Records for processing:
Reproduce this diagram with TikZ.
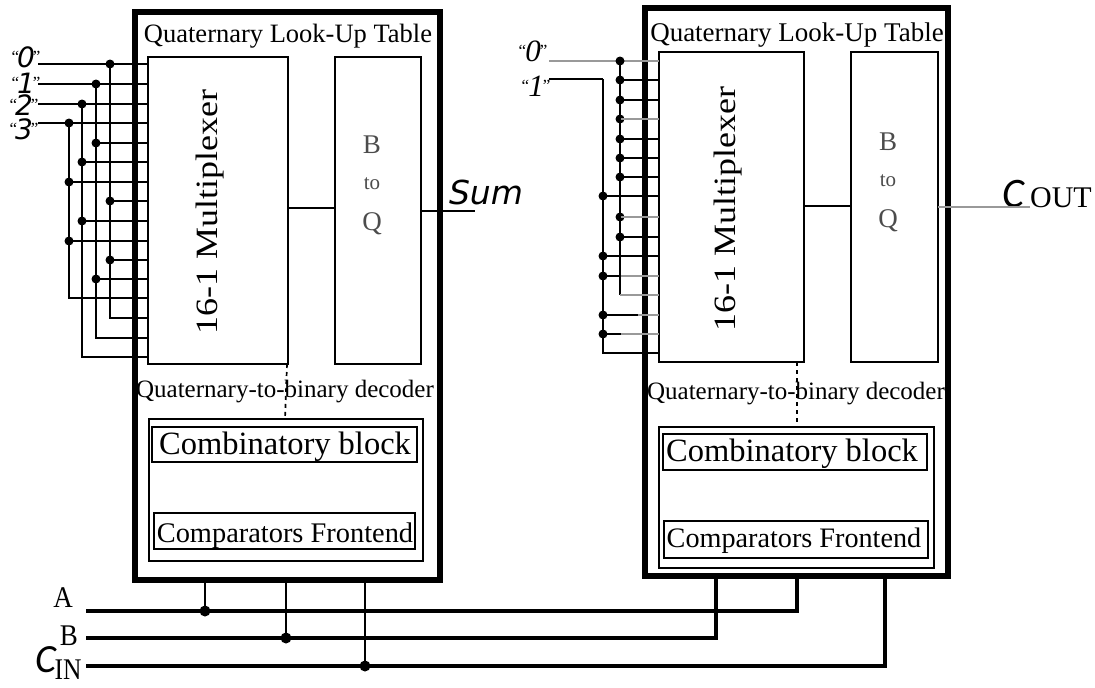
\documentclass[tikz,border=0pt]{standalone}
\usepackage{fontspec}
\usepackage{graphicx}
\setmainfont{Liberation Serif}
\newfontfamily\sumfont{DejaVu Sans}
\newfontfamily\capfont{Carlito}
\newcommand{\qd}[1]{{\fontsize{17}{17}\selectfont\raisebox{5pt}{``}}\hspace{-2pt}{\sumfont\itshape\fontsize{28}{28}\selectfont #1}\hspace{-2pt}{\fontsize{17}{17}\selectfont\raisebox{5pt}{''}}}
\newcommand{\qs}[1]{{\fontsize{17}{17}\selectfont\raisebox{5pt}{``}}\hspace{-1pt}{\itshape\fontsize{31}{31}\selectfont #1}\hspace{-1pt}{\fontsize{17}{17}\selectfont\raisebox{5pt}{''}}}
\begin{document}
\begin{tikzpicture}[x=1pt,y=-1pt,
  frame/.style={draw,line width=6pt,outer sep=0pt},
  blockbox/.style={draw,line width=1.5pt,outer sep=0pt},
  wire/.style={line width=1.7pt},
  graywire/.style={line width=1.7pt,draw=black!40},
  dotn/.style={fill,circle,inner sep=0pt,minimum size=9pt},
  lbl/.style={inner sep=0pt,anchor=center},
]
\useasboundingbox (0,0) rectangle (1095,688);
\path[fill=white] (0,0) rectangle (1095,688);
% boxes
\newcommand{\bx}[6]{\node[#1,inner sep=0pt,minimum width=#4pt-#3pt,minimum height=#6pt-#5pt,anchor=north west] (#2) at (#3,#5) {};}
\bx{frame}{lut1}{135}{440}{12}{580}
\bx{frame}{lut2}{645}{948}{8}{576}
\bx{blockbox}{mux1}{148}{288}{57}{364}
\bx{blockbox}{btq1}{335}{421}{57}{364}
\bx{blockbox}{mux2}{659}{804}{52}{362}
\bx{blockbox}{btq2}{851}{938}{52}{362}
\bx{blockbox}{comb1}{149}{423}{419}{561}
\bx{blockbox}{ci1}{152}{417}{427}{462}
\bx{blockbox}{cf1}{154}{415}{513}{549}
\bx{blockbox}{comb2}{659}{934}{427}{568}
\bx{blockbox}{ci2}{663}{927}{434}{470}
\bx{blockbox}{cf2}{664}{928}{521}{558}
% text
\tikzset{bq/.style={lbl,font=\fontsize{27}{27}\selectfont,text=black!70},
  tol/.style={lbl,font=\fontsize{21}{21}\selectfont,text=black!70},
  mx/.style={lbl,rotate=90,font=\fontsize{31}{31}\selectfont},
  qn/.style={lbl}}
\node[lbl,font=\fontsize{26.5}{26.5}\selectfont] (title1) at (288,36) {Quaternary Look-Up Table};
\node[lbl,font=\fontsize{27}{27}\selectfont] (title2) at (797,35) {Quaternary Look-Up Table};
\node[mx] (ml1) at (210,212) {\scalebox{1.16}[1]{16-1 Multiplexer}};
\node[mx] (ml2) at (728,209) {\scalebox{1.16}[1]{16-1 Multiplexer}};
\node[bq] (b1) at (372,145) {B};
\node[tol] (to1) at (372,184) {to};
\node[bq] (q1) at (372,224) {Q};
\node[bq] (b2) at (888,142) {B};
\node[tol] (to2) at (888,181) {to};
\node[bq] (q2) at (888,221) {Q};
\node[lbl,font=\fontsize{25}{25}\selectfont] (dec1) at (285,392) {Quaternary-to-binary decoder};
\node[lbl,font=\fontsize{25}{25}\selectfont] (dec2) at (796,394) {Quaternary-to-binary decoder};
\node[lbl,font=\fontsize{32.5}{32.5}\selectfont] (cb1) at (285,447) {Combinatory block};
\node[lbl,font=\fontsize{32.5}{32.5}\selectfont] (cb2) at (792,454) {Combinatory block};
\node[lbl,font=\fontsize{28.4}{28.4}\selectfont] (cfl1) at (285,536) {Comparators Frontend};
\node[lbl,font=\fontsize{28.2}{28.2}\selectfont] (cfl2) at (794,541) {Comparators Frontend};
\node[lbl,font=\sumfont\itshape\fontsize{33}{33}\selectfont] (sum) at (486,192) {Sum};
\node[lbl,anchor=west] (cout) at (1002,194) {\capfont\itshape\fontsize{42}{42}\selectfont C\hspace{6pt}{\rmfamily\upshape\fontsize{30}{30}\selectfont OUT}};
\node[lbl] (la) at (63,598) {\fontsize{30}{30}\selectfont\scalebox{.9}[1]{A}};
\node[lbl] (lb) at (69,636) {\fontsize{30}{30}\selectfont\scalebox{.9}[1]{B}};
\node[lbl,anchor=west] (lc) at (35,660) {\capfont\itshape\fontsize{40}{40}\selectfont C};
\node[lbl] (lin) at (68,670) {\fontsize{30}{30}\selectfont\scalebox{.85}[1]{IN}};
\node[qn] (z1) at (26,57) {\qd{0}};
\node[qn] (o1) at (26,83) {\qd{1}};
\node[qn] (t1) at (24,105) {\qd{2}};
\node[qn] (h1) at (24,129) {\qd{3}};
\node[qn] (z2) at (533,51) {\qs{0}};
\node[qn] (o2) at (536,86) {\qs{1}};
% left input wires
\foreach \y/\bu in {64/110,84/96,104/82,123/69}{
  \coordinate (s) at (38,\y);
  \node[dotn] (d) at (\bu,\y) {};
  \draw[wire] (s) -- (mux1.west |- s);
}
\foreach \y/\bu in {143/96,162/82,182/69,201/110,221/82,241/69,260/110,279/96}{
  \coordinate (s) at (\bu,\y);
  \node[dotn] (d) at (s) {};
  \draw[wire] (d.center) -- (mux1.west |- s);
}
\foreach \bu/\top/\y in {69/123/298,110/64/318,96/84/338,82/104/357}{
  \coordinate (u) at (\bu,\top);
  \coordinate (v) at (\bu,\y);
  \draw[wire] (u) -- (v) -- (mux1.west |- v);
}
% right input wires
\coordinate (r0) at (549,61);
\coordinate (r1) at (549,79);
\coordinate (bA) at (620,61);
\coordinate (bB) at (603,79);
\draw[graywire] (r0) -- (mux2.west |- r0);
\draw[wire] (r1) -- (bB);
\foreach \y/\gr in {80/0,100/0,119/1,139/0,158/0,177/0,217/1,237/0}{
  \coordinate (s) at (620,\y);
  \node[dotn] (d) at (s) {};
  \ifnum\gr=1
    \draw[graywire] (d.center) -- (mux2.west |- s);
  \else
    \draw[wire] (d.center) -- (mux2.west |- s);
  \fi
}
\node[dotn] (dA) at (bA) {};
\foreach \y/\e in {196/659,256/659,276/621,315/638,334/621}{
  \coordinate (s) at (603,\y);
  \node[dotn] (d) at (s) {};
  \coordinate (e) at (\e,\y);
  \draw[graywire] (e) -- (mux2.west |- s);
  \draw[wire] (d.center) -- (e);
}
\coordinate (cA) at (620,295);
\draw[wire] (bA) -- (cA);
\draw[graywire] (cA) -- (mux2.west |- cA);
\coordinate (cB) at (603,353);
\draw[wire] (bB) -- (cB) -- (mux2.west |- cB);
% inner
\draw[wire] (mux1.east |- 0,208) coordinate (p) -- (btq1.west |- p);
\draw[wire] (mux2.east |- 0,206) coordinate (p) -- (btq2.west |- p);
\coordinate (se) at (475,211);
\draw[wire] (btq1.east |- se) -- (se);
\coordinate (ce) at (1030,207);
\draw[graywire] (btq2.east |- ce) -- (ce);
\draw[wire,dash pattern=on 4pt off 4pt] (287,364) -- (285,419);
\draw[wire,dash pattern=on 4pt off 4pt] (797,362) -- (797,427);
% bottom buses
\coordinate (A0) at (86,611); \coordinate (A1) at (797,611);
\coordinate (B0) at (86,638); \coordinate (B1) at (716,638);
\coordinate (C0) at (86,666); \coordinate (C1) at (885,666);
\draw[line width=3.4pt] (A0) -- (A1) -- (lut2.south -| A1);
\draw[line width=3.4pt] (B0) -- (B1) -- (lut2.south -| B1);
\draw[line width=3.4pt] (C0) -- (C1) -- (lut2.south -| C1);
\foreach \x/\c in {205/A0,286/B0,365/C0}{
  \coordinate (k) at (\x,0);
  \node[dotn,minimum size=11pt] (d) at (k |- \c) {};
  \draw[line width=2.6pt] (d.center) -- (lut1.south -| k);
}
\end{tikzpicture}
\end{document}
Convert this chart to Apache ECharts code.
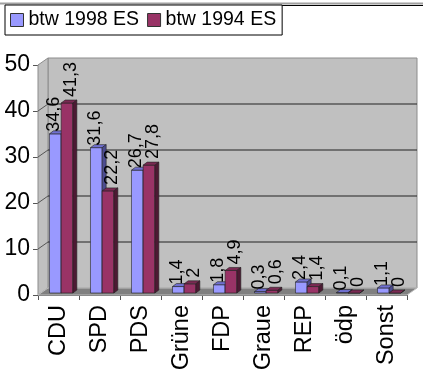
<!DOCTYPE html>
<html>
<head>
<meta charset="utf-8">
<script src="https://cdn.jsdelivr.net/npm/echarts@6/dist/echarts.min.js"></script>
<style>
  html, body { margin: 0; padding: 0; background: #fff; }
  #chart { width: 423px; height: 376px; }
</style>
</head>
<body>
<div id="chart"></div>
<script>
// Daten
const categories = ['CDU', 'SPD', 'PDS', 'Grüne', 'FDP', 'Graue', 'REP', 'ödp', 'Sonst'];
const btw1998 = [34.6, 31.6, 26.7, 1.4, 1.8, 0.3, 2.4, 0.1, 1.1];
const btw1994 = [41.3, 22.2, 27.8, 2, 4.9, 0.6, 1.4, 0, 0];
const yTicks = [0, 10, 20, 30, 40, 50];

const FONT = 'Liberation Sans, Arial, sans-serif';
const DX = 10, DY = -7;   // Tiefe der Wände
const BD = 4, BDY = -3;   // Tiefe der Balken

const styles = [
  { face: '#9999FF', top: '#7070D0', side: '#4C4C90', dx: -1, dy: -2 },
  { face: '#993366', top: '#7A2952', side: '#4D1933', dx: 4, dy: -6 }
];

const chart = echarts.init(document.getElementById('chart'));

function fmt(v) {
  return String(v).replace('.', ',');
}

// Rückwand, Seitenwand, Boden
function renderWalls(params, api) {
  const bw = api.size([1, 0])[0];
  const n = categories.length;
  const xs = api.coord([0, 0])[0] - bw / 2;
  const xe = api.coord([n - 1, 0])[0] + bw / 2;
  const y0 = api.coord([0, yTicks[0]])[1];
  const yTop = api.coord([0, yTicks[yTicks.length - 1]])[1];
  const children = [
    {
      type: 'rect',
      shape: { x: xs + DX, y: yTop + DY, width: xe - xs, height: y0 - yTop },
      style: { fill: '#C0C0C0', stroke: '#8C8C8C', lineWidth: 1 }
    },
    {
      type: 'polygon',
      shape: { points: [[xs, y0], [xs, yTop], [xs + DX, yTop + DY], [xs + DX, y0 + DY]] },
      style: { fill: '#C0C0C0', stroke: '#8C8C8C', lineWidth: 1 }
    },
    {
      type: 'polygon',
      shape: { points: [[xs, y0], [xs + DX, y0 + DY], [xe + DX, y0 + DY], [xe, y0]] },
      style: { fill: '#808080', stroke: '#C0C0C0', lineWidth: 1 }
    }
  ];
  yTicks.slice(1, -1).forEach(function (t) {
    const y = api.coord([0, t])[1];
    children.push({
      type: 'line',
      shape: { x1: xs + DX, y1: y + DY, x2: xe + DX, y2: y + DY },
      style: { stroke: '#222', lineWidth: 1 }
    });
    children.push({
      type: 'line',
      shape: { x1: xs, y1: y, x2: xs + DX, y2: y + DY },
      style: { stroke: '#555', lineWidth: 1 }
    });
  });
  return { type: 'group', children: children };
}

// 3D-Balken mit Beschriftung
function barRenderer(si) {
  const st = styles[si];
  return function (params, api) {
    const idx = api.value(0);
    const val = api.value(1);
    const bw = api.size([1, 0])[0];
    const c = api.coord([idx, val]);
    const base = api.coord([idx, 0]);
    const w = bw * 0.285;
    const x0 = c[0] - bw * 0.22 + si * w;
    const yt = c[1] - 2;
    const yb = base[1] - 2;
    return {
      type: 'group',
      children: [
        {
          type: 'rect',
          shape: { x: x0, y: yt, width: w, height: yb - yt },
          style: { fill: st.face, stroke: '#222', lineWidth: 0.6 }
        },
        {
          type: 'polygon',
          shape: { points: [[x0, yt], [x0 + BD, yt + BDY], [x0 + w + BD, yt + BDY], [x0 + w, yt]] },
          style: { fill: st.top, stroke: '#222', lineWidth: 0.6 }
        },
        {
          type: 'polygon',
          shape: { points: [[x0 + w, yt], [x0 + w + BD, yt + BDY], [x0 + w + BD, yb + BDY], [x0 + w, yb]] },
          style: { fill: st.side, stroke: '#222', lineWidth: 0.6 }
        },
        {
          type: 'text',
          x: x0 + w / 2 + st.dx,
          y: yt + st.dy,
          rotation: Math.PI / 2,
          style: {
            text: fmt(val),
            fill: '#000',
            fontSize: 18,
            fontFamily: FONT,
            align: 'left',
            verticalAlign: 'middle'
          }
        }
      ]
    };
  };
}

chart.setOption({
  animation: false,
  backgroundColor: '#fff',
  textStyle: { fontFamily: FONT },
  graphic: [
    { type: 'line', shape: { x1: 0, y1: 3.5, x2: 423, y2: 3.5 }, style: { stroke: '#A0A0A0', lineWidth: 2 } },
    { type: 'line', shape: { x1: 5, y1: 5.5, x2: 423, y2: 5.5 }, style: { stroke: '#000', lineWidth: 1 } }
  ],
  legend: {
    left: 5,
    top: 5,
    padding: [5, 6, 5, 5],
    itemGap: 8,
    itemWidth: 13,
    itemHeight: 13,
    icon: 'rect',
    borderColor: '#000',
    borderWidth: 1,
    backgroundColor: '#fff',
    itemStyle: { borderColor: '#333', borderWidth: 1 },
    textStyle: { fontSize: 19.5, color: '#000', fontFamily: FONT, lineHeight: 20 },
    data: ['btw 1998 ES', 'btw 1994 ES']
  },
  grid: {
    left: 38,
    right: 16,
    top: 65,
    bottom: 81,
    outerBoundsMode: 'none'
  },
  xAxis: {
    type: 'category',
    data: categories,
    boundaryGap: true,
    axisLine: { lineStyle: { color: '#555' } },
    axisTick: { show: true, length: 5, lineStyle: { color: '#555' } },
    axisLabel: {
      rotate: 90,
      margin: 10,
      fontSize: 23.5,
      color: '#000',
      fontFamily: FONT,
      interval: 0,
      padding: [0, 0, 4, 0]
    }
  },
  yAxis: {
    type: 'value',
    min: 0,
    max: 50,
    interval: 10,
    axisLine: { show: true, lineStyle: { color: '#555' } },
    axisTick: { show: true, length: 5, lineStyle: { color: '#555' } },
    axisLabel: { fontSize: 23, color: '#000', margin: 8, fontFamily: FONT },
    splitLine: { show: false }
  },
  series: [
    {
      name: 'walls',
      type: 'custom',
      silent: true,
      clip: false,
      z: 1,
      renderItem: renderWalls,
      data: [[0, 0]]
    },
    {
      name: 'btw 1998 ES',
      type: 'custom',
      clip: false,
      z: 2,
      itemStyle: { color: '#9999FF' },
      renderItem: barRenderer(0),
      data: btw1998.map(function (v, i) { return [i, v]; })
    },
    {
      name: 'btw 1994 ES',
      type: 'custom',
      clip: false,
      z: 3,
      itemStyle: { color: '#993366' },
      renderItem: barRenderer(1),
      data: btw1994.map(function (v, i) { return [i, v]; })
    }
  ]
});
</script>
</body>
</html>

Request:
Go over the records above line by line and count those holding the word "this". Reply only with the number.

Written response:
2